# GT Manor - April 2013



## UEP-Wales (Apr 23, 2013)

*GT Manor
April 2013

GT Manor has been on "the list" for sometime now but for one reason and another, I've never got around to seeing the place myself. Being in a mood for some splores, I headed across the bridge to check out a couple of sites...







Although GT Manor is wrapped in history, I didn’t want to make any information public in order to protect this stunning 17th Century building from thieves and vandals. 

GT Manor has been empty since it’s previous owner died back in 1914 and this shows throughout the property. Thankfully, the new owner is slowly restoring the property so this is one manor house that won’t be torn down for just another housing estate.





















































































​

Thanks very much for looking and as always, more shots can be found on my website... Click Here!​*


----------



## flyboys90 (Apr 23, 2013)

Superb building and looking great,thanks for sharing.


----------



## night crawler (Apr 23, 2013)

Beautiful building, always worth looking at photo from here.


----------



## UrbanX (Apr 23, 2013)

Whoa, what a set of images!
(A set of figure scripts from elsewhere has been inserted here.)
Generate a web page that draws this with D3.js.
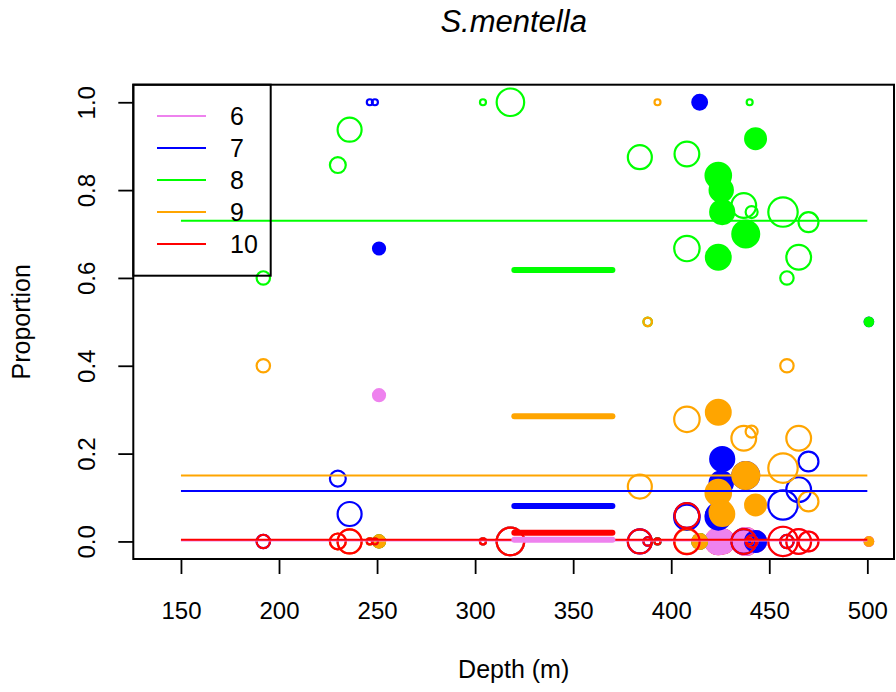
<!DOCTYPE html>
<html>
<head>
<meta charset="utf-8">
<script src="https://cdn.jsdelivr.net/npm/d3@7"></script>
<style>
  body { margin: 0; background: #fff; }
  text { font-family: "Liberation Sans", Arial, sans-serif; fill: #000; }
</style>
</head>
<body>
<div id="chart"></div>
<script>

// age groups and their colours
var ages = [6, 7, 8, 9, 10]
var ageColours = ["#EE82EE", "#0000FF", "#00FF00", "#FFA500", "#FF0000"]

// one entry per station: depth (m), fish measured, filled symbol or not
var depth  = [192, 230, 236, 246.3, 248.9, 304, 318, 384, 388, 393, 408, 408, 437, 440, 441, 457, 459, 465, 470,
              251, 414.5, 424, 424, 425.5, 426, 438, 443, 500.8]
var nFish  = [5, 7, 16, 1, 1, 1, 21, 16, 2, 1, 17, 18, 17, 1, 4, 24, 5, 17, 11,
              4, 6, 17, 18, 15, 16, 20, 12, 2]
var filled = [0, 0, 0, 0, 0, 0, 0, 0, 0, 0, 0, 0, 0, 0, 0, 0, 0, 0, 0,
              1, 1, 1, 1, 1, 1, 1, 1, 1]

// proportion of each age at each station
var p6  = [0, 0, 0, 0, 0, 0, 0, 0, 0, 0, 0, 0, 0, 0, 0, 0, 0, 0, 0,
           0.333, 0, 0, 0, 0, 0, 0, 0, 0]
var p7  = [0, 0.143, 0.0625, 1, 1, 0, 0, 0, 0, 0, 0.059, 0.055, 0, 0, 0, 0.083, 0, 0.118, 0.182,
           0.667, 1, 0.059, 0.056, 0.133, 0.1875, 0.15, 0, 0.5]
var p8  = [0.6, 0.857, 0.9375, 0, 0, 1, 1, 0.875, 0.5, 0, 0.882, 0.667, 0.765, 1, 0.75, 0.75, 0.6, 0.647, 0.727,
           0, 0, 0.647, 0.833, 0.8, 0.75, 0.7, 0.917, 0.5]
var p9  = [0.4, 0, 0, 0, 0, 0, 0, 0.125, 0.5, 1, 0, 0.278, 0.235, 0, 0.25, 0.167, 0.4, 0.235, 0.091,
           0, 0, 0.294, 0.111, 0.067, 0.0625, 0.15, 0.083, 0]
var p10 = [0, 0, 0, 0, 0, 0, 0, 0, 0, 0, 0.059, 0, 0, 0, 0, 0, 0, 0, 0,
           0, 0, 0, 0, 0, 0, 0, 0, 0]

// mean proportions: all depths (thin lines) and the 320-370 m band (thick lines)
var overallRange = [150, 500]
var overallMean  = [0.002, 0.115, 0.730, 0.150, 0.004]
var bandRange    = [320, 370]
var bandMean     = [0.004, 0.0805, 0.618, 0.285, 0.020]

var xTicks = [150, 200, 250, 300, 350, 400, 450, 500]
var yTicks = [0, 0.2, 0.4, 0.6, 0.8, 1.0]

var width = 896, height = 692
var plotL = 133.3, plotR = 894, plotT = 84.7, plotB = 559

var svg = d3.select("#chart")
            .append("svg")
            .attr("width", width)
            .attr("height", height)

var x = d3.scaleLinear().domain([125.7, 513.6]).range([plotL, plotR])
var y = d3.scaleLinear().domain([-0.04, 1.04]).range([plotB, plotT])
var r = d3.scaleSqrt().domain([0, 25]).range([0, 15])

var props = [p6, p7, p8, p9, p10]

// filled stations first (age 10 under the rest), then open ones
var layers = [
    {filled: 1, order: [4, 0, 1, 2, 3]},
    {filled: 0, order: [0, 1, 2, 3, 4]}
]
var pts = []
layers.forEach(function(l)
    {
        l.order.forEach(function(a)
            {
                depth.forEach(function(d, i)
                    {
                        if (filled[i] == l.filled)
                            pts.push({depth: d, value: props[a][i], n: nFish[i], filled: l.filled, colour: ageColours[a]})
                    })
            })
    })

svg.append("g")
    .selectAll("circle")
    .data(pts)
    .enter()
    .append("circle")
    .attr("cx", function(d) { return x(d.depth) })
    .attr("cy", function(d) { return y(d.value) })
    .attr("r", function(d) { return r(d.n) })
    .style("fill", function(d) { return d.filled ? d.colour : "none" })
    .style("stroke", function(d) { return d.colour })
    .style("stroke-width", 2.2)

// thin mean lines
svg.append("g")
    .selectAll("line")
    .data(overallMean)
    .enter()
    .append("line")
    .attr("x1", x(overallRange[0]))
    .attr("x2", x(overallRange[1]))
    .attr("y1", function(d) { return y(d) })
    .attr("y2", function(d) { return y(d) })
    .style("stroke", function(d, i) { return ageColours[i] })
    .style("stroke-width", 2)

// thick band lines
svg.append("g")
    .selectAll("line")
    .data(bandMean)
    .enter()
    .append("line")
    .attr("x1", x(bandRange[0]))
    .attr("x2", x(bandRange[1]))
    .attr("y1", function(d) { return y(d) })
    .attr("y2", function(d) { return y(d) })
    .style("stroke", function(d, i) { return ageColours[i] })
    .style("stroke-width", 6)
    .style("stroke-linecap", "round")

// axes
var xAxis = svg.append("g")
    .attr("transform", "translate(0," + plotB + ")")
    .call(d3.axisBottom(x).tickValues(xTicks).tickSize(15).tickSizeOuter(0))
xAxis.select(".domain").remove()
xAxis.selectAll("line").style("stroke-width", 1.8)
xAxis.selectAll("text")
    .attr("y", 60)
    .attr("dy", 0)
    .style("font-size", "24px")
    .style("font-family", "Liberation Sans, Arial, sans-serif")

var yAxis = svg.append("g")
    .attr("transform", "translate(" + plotL + ",0)")
    .call(d3.axisLeft(y).tickValues(yTicks).tickSize(15).tickFormat(d3.format(".1f")))
yAxis.select(".domain").remove()
yAxis.selectAll("line").style("stroke-width", 1.8)
yAxis.selectAll("text")
    .attr("x", 0)
    .attr("y", -38)
    .attr("dy", 0)
    .attr("transform", "rotate(-90)")
    .attr("text-anchor", "middle")
    .style("font-size", "24px")
    .style("font-family", "Liberation Sans, Arial, sans-serif")

// plot frame
svg.append("rect")
    .attr("x", plotL)
    .attr("y", plotT)
    .attr("width", plotR - plotL)
    .attr("height", plotB - plotT)
    .style("fill", "none")
    .style("stroke", "black")
    .style("stroke-width", 2)

// titles
svg.append("text")
    .attr("x", (plotL + plotR) / 2)
    .attr("y", 32)
    .attr("text-anchor", "middle")
    .style("font-size", "31px")
    .style("font-style", "italic")
    .text("S.mentella")

svg.append("text")
    .attr("x", (plotL + plotR) / 2)
    .attr("y", 678)
    .attr("text-anchor", "middle")
    .style("font-size", "25px")
    .text("Depth (m)")

svg.append("text")
    .attr("transform", "translate(30," + (plotT + plotB) / 2 + ") rotate(-90)")
    .attr("text-anchor", "middle")
    .style("font-size", "25px")
    .text("Proportion")

// legend
var legend = svg.append("g")
legend.append("rect")
    .attr("x", plotL)
    .attr("y", plotT)
    .attr("width", 137.4)
    .attr("height", 191)
    .style("fill", "none")
    .style("stroke", "black")
    .style("stroke-width", 2)

var items = legend.selectAll("g.item")
    .data(ages)
    .enter()
    .append("g")
    .attr("class", "item")
    .attr("transform", function(d, i) { return "translate(0," + (116 + i * 32) + ")" })
items.append("line")
    .attr("x1", 157)
    .attr("x2", 206)
    .style("stroke", function(d, i) { return ageColours[i] })
    .style("stroke-width", 2)
items.append("text")
    .attr("x", 230)
    .attr("y", 9)
    .style("font-size", "25px")
    .text(function(d) { return d })

</script>
</body>
</html>
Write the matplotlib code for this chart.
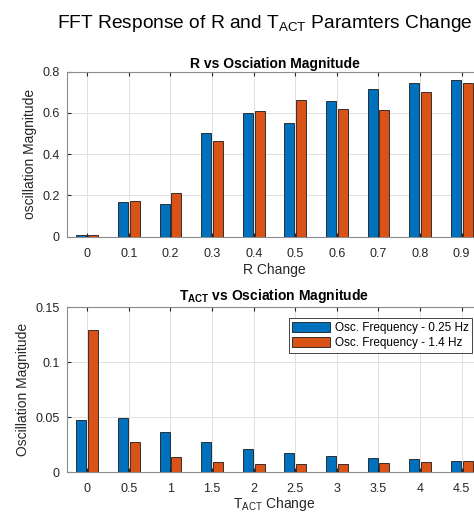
import matplotlib.pyplot as plt
import numpy as np

plt.rcParams['font.family'] = ['Liberation Sans', 'DejaVu Sans']
plt.rcParams['mathtext.fontset'] = 'custom'
plt.rcParams['mathtext.rm'] = 'Liberation Sans'
plt.rcParams['mathtext.bf'] = 'Liberation Sans:bold'

# data
r_labels = ['0', '0.1', '0.2', '0.3', '0.4', '0.5', '0.6', '0.7', '0.8', '0.9']
r_slow = [0.010, 0.166, 0.157, 0.503, 0.598, 0.553, 0.656, 0.714, 0.743, 0.758]
r_fast = [0.010, 0.171, 0.210, 0.464, 0.611, 0.661, 0.619, 0.613, 0.700, 0.743]

t_labels = ['0', '0.5', '1', '1.5', '2', '2.5', '3', '3.5', '4', '4.5']
t_slow = [0.0475, 0.0490, 0.0370, 0.0280, 0.0212, 0.0174, 0.0150, 0.0132, 0.0117, 0.0104]
t_fast = [0.1290, 0.0280, 0.0140, 0.0096, 0.0075, 0.0073, 0.0078, 0.0084, 0.0090, 0.0104]

series_names = ['Osc. Frequency - 0.25 Hz', 'Osc. Frequency - 1.4 Hz']
blue = '#0072BD'
orange = '#D95319'
dark = '#262626'

fig = plt.figure(figsize=(4.74, 5.13), dpi=100)
fig.text(0.558, 0.955, r'FFT Response of R and T$_{\mathrm{ACT}}$ Paramters Change',
         ha='center', va='center', fontsize=13.8, color='black')

ax1 = fig.add_axes([0.1403, 0.5386, 0.8776, 0.3216])
ax2 = fig.add_axes([0.1403, 0.0793, 0.8776, 0.3216])

def grouped(ax, labels, a, b):
    x = np.arange(len(labels))
    ax.bar(x - 0.14, a, width=0.24, color=blue, edgecolor='#1a1a1a', linewidth=0.6,
           label=series_names[0], zorder=3)
    ax.bar(x + 0.14, b, width=0.24, color=orange, edgecolor='#1a1a1a', linewidth=0.6,
           label=series_names[1], zorder=3)
    ax.set_xticks(x)
    ax.set_xticklabels(labels)
    ax.set_xlim(-0.5, len(labels) - 0.5)
    ax.grid(True, color='#e0e0e0', linewidth=0.7, zorder=0)
    ax.set_axisbelow(True)
    ax.tick_params(direction='in', top=True, right=True, labelsize=9, colors=dark,
                   length=3)
    ax.tick_params(axis='x', pad=8)
    ax.tick_params(axis='y', pad=5)
    for s in ax.spines.values():
        s.set_color('#8c8c8c')
        s.set_linewidth(0.8)

grouped(ax1, r_labels, r_slow, r_fast)
ax1.set_ylim(0, 0.8)
ax1.set_yticks([0, 0.2, 0.4, 0.6, 0.8])
ax1.set_yticklabels(['0', '0.2', '0.4', '0.6', '0.8'])
ax1.set_title('R vs Osciation Magnitude', fontsize=10, fontweight='bold', pad=3)
ax1.set_xlabel('R Change', fontsize=10, color=dark, labelpad=2)
ax1.set_ylabel('oscillation Magnitude', fontsize=10, color=dark, labelpad=4)

grouped(ax2, t_labels, t_slow, t_fast)
ax2.set_ylim(0, 0.15)
ax2.set_yticks([0, 0.05, 0.1, 0.15])
ax2.set_yticklabels(['0', '0.05', '0.1', '0.15'])
ax2.set_title(r'$\mathbf{T_{ACT}}$ vs Osciation Magnitude', fontsize=10,
              fontweight='bold', pad=5)
ax2.set_xlabel(r'T$_{\mathrm{ACT}}$ Change', fontsize=10, color=dark, labelpad=0)
ax2.set_ylabel('Oscillation Magnitude', fontsize=10, color=dark, labelpad=4)

leg = ax2.legend(loc='upper right', bbox_to_anchor=(0.975, 0.935), borderaxespad=0,
                 fontsize=8.5, fancybox=False, framealpha=1, edgecolor=dark,
                 handlelength=3.2, handleheight=1.0, borderpad=0.3,
                 labelspacing=0.25, handletextpad=0.4)
leg.get_frame().set_linewidth(0.6)

fig.savefig('out.png', dpi=100)
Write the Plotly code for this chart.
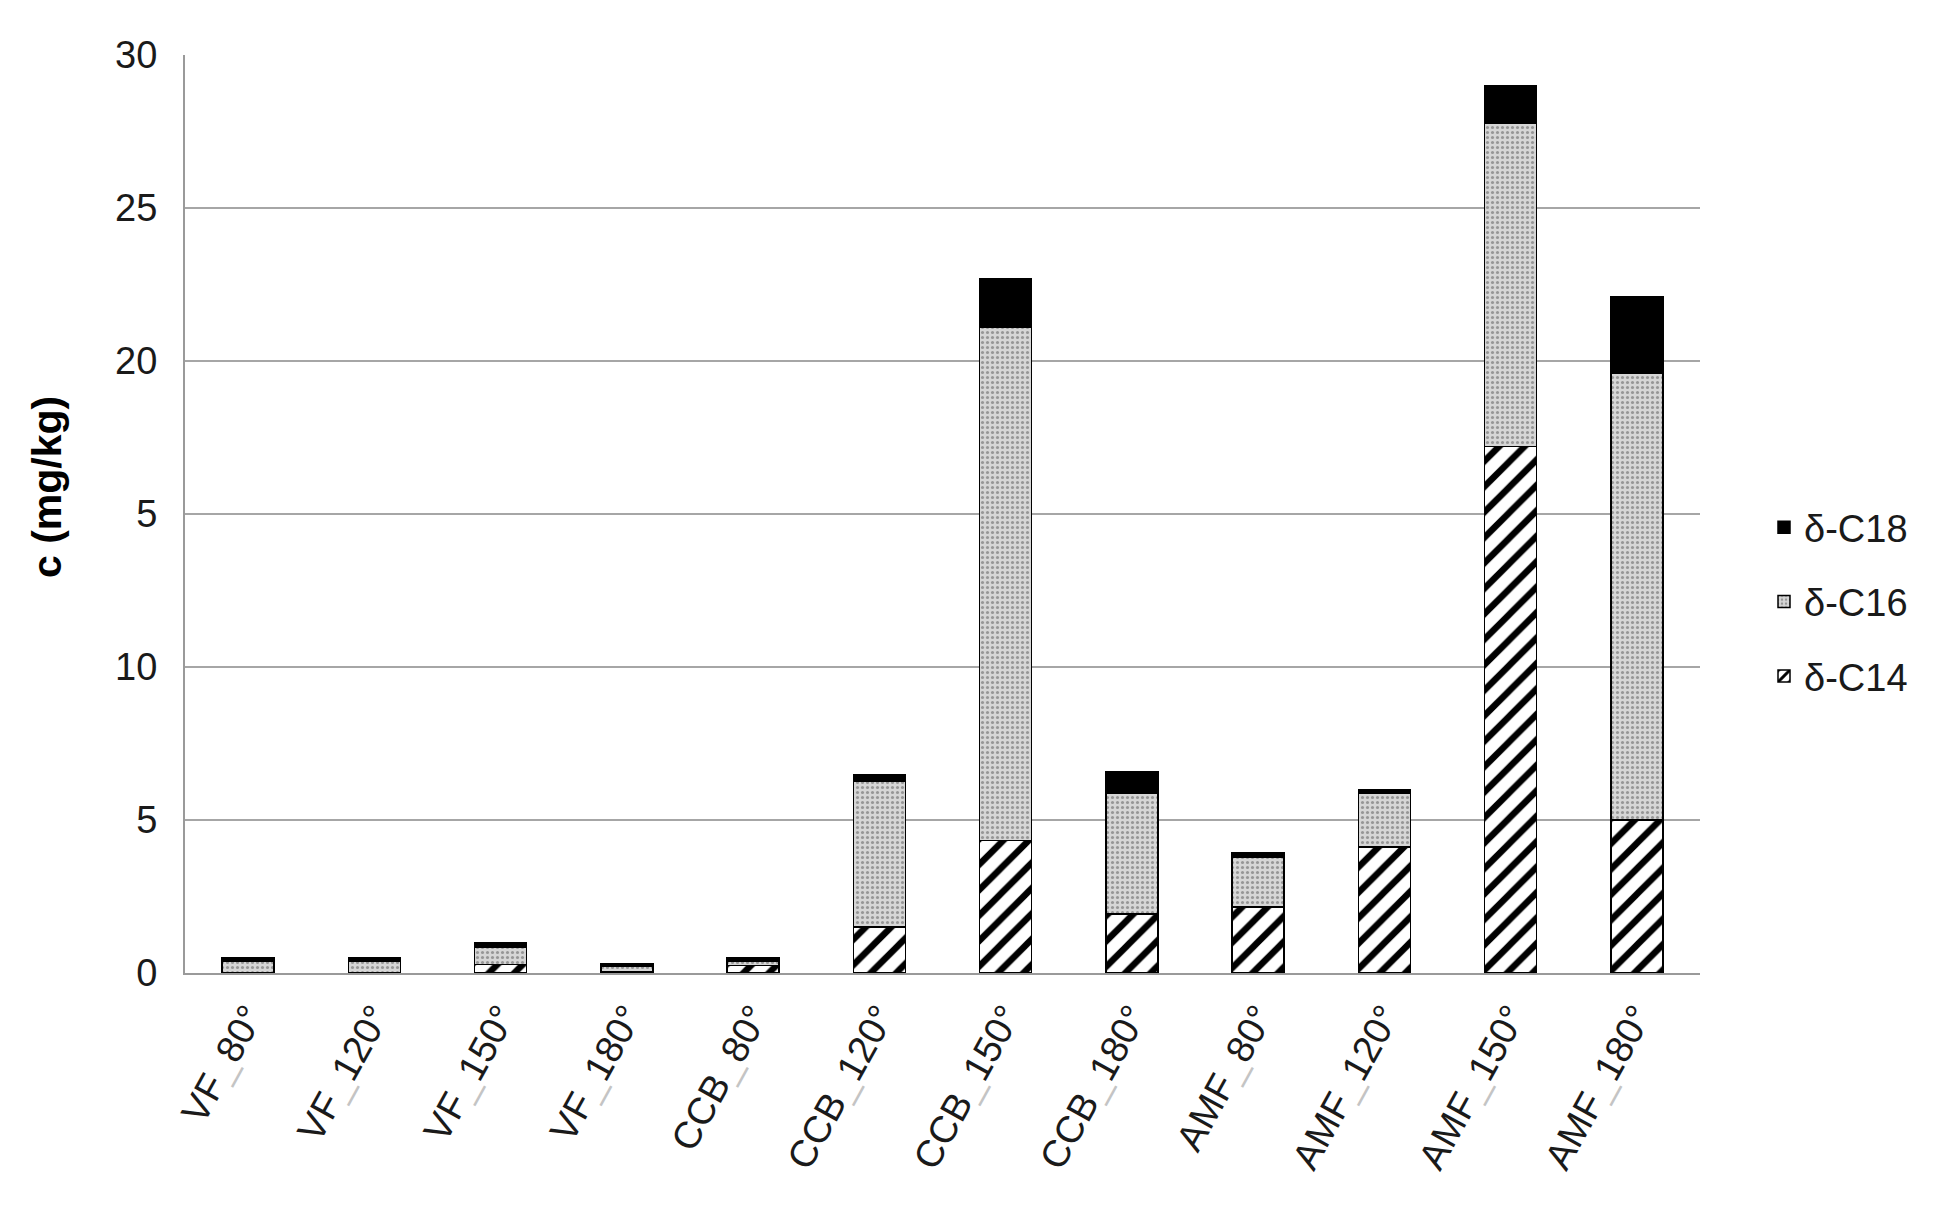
import plotly.graph_objects as go

categories = ["VF_80°", "VF_120°", "VF_150°", "VF_180°", "CCB_80°", "CCB_120°",
              "CCB_150°", "CCB_180°", "AMF_80°", "AMF_120°", "AMF_150°", "AMF_180°"]
c14 = [0.0, 0.0, 0.27, 0.05, 0.25, 1.50, 4.33, 1.93, 2.16, 4.12, 17.20, 5.00]
c16 = [0.38, 0.38, 0.58, 0.17, 0.12, 4.77, 16.77, 3.93, 1.62, 1.74, 10.56, 14.61]
c18 = [0.12, 0.12, 0.14, 0.08, 0.13, 0.20, 1.58, 0.72, 0.14, 0.12, 1.24, 2.50]
series_names = ["δ-C14", "δ-C16", "δ-C18"]
ytick_vals = [0, 5, 10, 15, 20, 25, 30]
ytick_text = ["0", "5", "10", "5", "20", "25", "30"]
y_title = "c (mg/kg)"

def fmt(c):
    a, b = c.split("_")
    return a + "<span style='color:#c4c4c4'>_</span>" + b

xlabels = [fmt(c) for c in categories]

W, H = 1941, 1216
L, R, T, B = 177, 249, 47, 251
plot_w, plot_h = W - L - R, H - T - B

def px_to_paper_x(px):
    return (px - L) / plot_w

def px_to_paper_y(py):
    return (H - B - py) / plot_h

fig = go.Figure()
fig.add_trace(go.Bar(
    x=categories, y=c14, name=series_names[0], legendrank=3, legendgroup="g3",
    marker=dict(color="white", line=dict(color="black", width=1.5),
                pattern=dict(shape="/", fgcolor="#000000", bgcolor="#ffffff",
                             fgopacity=1, fillmode="replace",
                             size=18, solidity=0.36))))
fig.add_trace(go.Bar(
    x=categories, y=c16, name=series_names[1], legendrank=2, legendgroup="g2",
    marker=dict(color="#d4d4d4", line=dict(color="black", width=1.5),
                pattern=dict(shape=".", fgcolor="#555555", bgcolor="#d6d6d6",
                             size=5, solidity=0.3))))
fig.add_trace(go.Bar(
    x=categories, y=c18, name=series_names[2], legendrank=1, legendgroup="g1",
    marker=dict(color="black", line=dict(color="black", width=1.5))))

fig.update_layout(
    width=W, height=H,
    barmode="stack", bargap=0.59,
    plot_bgcolor="white", paper_bgcolor="white",
    margin=dict(l=L, r=R, t=T, b=B, autoexpand=False),
    font=dict(family="Liberation Sans, Arial, sans-serif", color="#1a1a1a"),
    legend=dict(x=px_to_paper_x(1756), xanchor="left",
                y=px_to_paper_y(594), yanchor="middle",
                traceorder="grouped", tracegroupgap=22,
                font=dict(size=38, color="#1a1a1a"),
                itemwidth=30, bgcolor="rgba(0,0,0,0)"),
    showlegend=True,
    annotations=[dict(text="<b>" + y_title + "</b>", textangle=-90,
                      x=px_to_paper_x(39), y=px_to_paper_y(479),
                      xref="paper", yref="paper", showarrow=False,
                      xanchor="center", yanchor="middle",
                      font=dict(size=41, color="#000"))],
)
fig.update_xaxes(
    tickvals=categories, ticktext=xlabels, tickangle=-61,
    tickfont=dict(size=38, color="#1a1a1a"),
    showline=True, linecolor="#9a9a9a", linewidth=2,
    showgrid=False, ticks="", ticklabelstandoff=4,
    automargin=False,
)
fig.update_yaxes(
    range=[0, 30], tickvals=ytick_vals, ticktext=ytick_text,
    tickfont=dict(size=38, color="#1a1a1a"),
    showline=True, linecolor="#9a9a9a", linewidth=2,
    showgrid=True, gridcolor="#a6a6a6", gridwidth=1.5,
    zeroline=False, ticks="", ticklabelstandoff=18,
    automargin=False,
)
fig.write_html("out.html")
Absoutely stunning phots mate! 
Looks like you had perfect weather too. Thanks for sharing!


----------



## Lucky Pants (Apr 23, 2013)

Glad to hear the place is being restored hope they pull it off, stunning shots


----------



## peterc4 (Apr 23, 2013)

well done mate, liking the dated stuff


----------



## sonyes (Apr 23, 2013)

Lovely pics as usual. Great place this.


----------



## perjury saint (Apr 23, 2013)

*Splendid!! *


----------



## UEP-Wales (Apr 23, 2013)

Cheers for all of the kind comments all! Much appreciated!


----------



## Paulytwotanks (Apr 23, 2013)

What a wonderful house! I would love to see a place like that. Such charractor.


----------



## mookster (Apr 23, 2013)

It's not really being restored though, it's quietly sat slowly deteriorating in this state for the last god knows how many years! The only bit being fixed up is the wall out the front...


----------



## UEP-Wales (Apr 24, 2013)

mookster said:


> It's not really being restored though, it's quietly sat slowly deteriorating in this state for the last god knows how many years! The only bit being fixed up is the wall out the front...



There were workers inside on Friday so to me it looks like they might be starting something or at least planning it.


----------



## steve2109 (Apr 24, 2013)

cracking stuff mate !


----------



## UEP-Wales (Apr 24, 2013)

Just came back from the developers so here are a couple of film shots just to finish the report off, can't beat a bit of film!


----------



## flyboys90 (Apr 24, 2013)

Very nice indeed.


----------



## mookster (Apr 24, 2013)

Urbex-SW said:


> There were workers inside on Friday so to me it looks like they might be starting something or at least planning it.



I'd hope it would be to make it more watertight or to shore it up some more as a fair amount of the floors are close to collapse now, something needs to be down so hopefully it is


----------



## TeeJF (Apr 24, 2013)

Great place. I've always fancied that.


----------



## UEP-Wales (Apr 24, 2013)

TeeJF said:


> Great place. I've always fancied that.



Cheers mate  Give me a shout if you fancy taking a look one day, I could spend hours inside!


----------



## donnylass (Apr 26, 2013)

So next year it will have been stood empy a whole century waiting faithfully for it's owner to come home..sad really.

But in all honesty, this magnificent place is in much better condition than some places that have only been empty a few years. Obviously someone has been keeping a eye out and stopped it being trashed.

I absolutely adore everything about this place, the size is tremendous and I just love the old colour schemes in that light beige & pale blue. The fireplace is lovely, the windows, ceiling, floors and that shot of the old glass bottle with the cracked paintwork or is it plaster behing it is out of this world.

Thanks Urbex for sharing your brilliant pics. Lets hope this place is still standing for another few centuries to come!


----------



## steve2109 (Apr 26, 2013)

cracking retro "film' shots Brother


----------



## UEP-Wales (Apr 26, 2013)

Cheers donnylass, they just don't make places like this anymore. I could have spent hours inside, the place truly is stunning!



steve2109 said:


> cracking retro "film' shots Brother



Cheers mate, I really need to start using the film camera more! I only seem to take a few shots at each location


----------